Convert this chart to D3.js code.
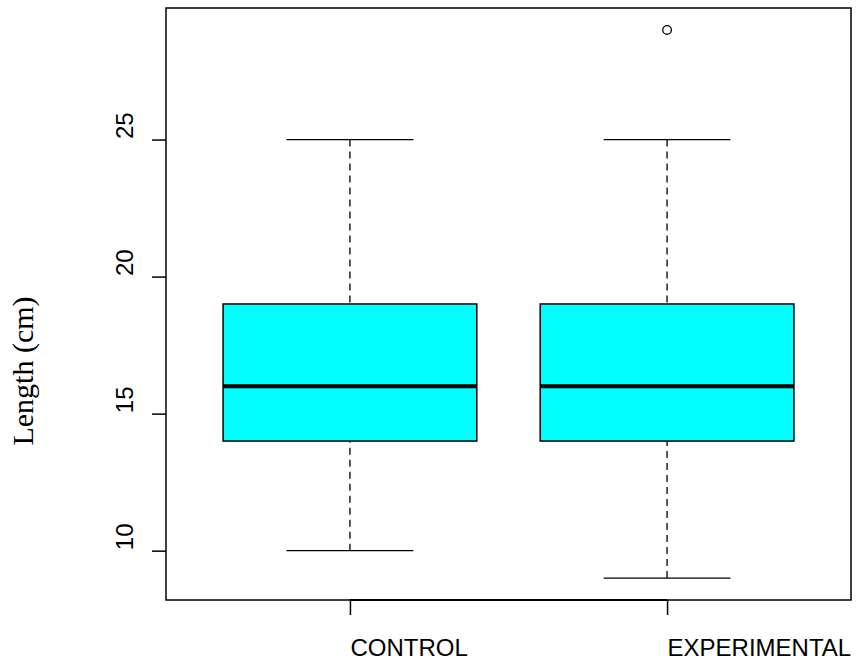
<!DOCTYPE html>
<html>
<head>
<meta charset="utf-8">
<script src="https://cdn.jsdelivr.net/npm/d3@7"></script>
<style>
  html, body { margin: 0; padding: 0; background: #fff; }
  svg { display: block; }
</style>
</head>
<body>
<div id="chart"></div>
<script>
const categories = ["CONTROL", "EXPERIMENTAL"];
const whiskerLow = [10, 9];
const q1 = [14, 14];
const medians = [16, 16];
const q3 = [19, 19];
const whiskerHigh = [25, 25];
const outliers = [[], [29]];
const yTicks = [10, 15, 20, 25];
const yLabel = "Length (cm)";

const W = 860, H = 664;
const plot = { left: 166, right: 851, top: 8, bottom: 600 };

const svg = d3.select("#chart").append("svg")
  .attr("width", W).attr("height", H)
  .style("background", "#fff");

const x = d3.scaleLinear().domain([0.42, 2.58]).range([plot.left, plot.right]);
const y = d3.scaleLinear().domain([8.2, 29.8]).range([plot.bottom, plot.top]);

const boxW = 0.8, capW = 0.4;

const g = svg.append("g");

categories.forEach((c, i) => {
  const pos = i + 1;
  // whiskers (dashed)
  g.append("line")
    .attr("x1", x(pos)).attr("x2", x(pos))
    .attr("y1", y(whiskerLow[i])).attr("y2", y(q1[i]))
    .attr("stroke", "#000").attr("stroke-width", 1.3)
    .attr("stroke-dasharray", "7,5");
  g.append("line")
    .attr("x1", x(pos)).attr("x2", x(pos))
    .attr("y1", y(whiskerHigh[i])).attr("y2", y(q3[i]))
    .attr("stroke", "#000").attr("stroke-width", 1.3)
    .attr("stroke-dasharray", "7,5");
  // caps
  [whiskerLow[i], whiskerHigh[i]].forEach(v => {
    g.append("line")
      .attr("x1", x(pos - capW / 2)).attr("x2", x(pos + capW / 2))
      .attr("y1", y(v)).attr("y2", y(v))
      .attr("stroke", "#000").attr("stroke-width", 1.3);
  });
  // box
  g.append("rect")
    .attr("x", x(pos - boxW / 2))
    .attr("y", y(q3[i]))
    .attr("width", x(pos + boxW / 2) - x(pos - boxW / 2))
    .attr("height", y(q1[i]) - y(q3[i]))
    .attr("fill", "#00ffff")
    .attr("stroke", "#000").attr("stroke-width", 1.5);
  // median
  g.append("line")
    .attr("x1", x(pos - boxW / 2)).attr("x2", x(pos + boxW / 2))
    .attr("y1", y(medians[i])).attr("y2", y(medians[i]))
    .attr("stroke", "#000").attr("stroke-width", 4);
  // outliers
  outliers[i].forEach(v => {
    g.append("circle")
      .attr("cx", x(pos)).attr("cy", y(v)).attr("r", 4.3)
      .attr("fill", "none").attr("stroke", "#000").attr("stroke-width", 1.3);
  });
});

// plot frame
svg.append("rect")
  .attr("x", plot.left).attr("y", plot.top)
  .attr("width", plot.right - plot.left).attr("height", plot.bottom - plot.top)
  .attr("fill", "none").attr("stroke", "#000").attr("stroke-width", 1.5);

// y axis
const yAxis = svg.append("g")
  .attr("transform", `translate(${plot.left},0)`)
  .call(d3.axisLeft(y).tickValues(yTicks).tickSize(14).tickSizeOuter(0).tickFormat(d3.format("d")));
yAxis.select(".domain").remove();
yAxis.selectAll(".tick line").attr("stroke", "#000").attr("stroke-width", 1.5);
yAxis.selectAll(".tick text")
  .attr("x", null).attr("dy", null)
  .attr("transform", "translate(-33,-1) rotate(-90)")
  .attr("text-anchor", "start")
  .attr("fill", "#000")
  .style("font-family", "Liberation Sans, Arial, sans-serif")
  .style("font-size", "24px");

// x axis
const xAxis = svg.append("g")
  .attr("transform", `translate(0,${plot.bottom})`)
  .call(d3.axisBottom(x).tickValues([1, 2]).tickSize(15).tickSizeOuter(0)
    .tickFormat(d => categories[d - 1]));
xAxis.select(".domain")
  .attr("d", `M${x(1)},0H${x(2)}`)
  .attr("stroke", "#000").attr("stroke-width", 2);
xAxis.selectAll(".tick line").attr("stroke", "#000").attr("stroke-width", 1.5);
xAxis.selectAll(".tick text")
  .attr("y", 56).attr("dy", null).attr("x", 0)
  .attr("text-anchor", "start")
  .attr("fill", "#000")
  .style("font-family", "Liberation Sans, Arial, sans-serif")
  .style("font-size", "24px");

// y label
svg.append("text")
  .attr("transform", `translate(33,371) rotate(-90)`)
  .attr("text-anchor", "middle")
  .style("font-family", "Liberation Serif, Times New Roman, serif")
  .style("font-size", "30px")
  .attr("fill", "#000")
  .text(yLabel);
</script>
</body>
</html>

──────

**EXERCISE AIM:** Write the full listing out again with every line unchanged, but include no pictures.

**RESULT OF THIS TASK:**
Convert this chart to D3.js code.
<!DOCTYPE html>
<html>
<head>
<meta charset="utf-8">
<script src="https://cdn.jsdelivr.net/npm/d3@7"></script>
<style>
  html, body { margin: 0; padding: 0; background: #fff; }
  svg { display: block; }
</style>
</head>
<body>
<div id="chart"></div>
<script>
const categories = ["CONTROL", "EXPERIMENTAL"];
const whiskerLow = [10, 9];
const q1 = [14, 14];
const medians = [16, 16];
const q3 = [19, 19];
const whiskerHigh = [25, 25];
const outliers = [[], [29]];
const yTicks = [10, 15, 20, 25];
const yLabel = "Length (cm)";

const W = 860, H = 664;
const plot = { left: 166, right: 851, top: 8, bottom: 600 };

const svg = d3.select("#chart").append("svg")
  .attr("width", W).attr("height", H)
  .style("background", "#fff");

const x = d3.scaleLinear().domain([0.42, 2.58]).range([plot.left, plot.right]);
const y = d3.scaleLinear().domain([8.2, 29.8]).range([plot.bottom, plot.top]);

const boxW = 0.8, capW = 0.4;

const g = svg.append("g");

categories.forEach((c, i) => {
  const pos = i + 1;
  // whiskers (dashed)
  g.append("line")
    .attr("x1", x(pos)).attr("x2", x(pos))
    .attr("y1", y(whiskerLow[i])).attr("y2", y(q1[i]))
    .attr("stroke", "#000").attr("stroke-width", 1.3)
    .attr("stroke-dasharray", "7,5");
  g.append("line")
    .attr("x1", x(pos)).attr("x2", x(pos))
    .attr("y1", y(whiskerHigh[i])).attr("y2", y(q3[i]))
    .attr("stroke", "#000").attr("stroke-width", 1.3)
    .attr("stroke-dasharray", "7,5");
  // caps
  [whiskerLow[i], whiskerHigh[i]].forEach(v => {
    g.append("line")
      .attr("x1", x(pos - capW / 2)).attr("x2", x(pos + capW / 2))
      .attr("y1", y(v)).attr("y2", y(v))
      .attr("stroke", "#000").attr("stroke-width", 1.3);
  });
  // box
  g.append("rect")
    .attr("x", x(pos - boxW / 2))
    .attr("y", y(q3[i]))
    .attr("width", x(pos + boxW / 2) - x(pos - boxW / 2))
    .attr("height", y(q1[i]) - y(q3[i]))
    .attr("fill", "#00ffff")
    .attr("stroke", "#000").attr("stroke-width", 1.5);
  // median
  g.append("line")
    .attr("x1", x(pos - boxW / 2)).attr("x2", x(pos + boxW / 2))
    .attr("y1", y(medians[i])).attr("y2", y(medians[i]))
    .attr("stroke", "#000").attr("stroke-width", 4);
  // outliers
  outliers[i].forEach(v => {
    g.append("circle")
      .attr("cx", x(pos)).attr("cy", y(v)).attr("r", 4.3)
      .attr("fill", "none").attr("stroke", "#000").attr("stroke-width", 1.3);
  });
});

// plot frame
svg.append("rect")
  .attr("x", plot.left).attr("y", plot.top)
  .attr("width", plot.right - plot.left).attr("height", plot.bottom - plot.top)
  .attr("fill", "none").attr("stroke", "#000").attr("stroke-width", 1.5);

// y axis
const yAxis = svg.append("g")
  .attr("transform", `translate(${plot.left},0)`)
  .call(d3.axisLeft(y).tickValues(yTicks).tickSize(14).tickSizeOuter(0).tickFormat(d3.format("d")));
yAxis.select(".domain").remove();
yAxis.selectAll(".tick line").attr("stroke", "#000").attr("stroke-width", 1.5);
yAxis.selectAll(".tick text")
  .attr("x", null).attr("dy", null)
  .attr("transform", "translate(-33,-1) rotate(-90)")
  .attr("text-anchor", "start")
  .attr("fill", "#000")
  .style("font-family", "Liberation Sans, Arial, sans-serif")
  .style("font-size", "24px");

// x axis
const xAxis = svg.append("g")
  .attr("transform", `translate(0,${plot.bottom})`)
  .call(d3.axisBottom(x).tickValues([1, 2]).tickSize(15).tickSizeOuter(0)
    .tickFormat(d => categories[d - 1]));
xAxis.select(".domain")
  .attr("d", `M${x(1)},0H${x(2)}`)
  .attr("stroke", "#000").attr("stroke-width", 2);
xAxis.selectAll(".tick line").attr("stroke", "#000").attr("stroke-width", 1.5);
xAxis.selectAll(".tick text")
  .attr("y", 56).attr("dy", null).attr("x", 0)
  .attr("text-anchor", "start")
  .attr("fill", "#000")
  .style("font-family", "Liberation Sans, Arial, sans-serif")
  .style("font-size", "24px");

// y label
svg.append("text")
  .attr("transform", `translate(33,371) rotate(-90)`)
  .attr("text-anchor", "middle")
  .style("font-family", "Liberation Serif, Times New Roman, serif")
  .style("font-size", "30px")
  .attr("fill", "#000")
  .text(yLabel);
</script>
</body>
</html>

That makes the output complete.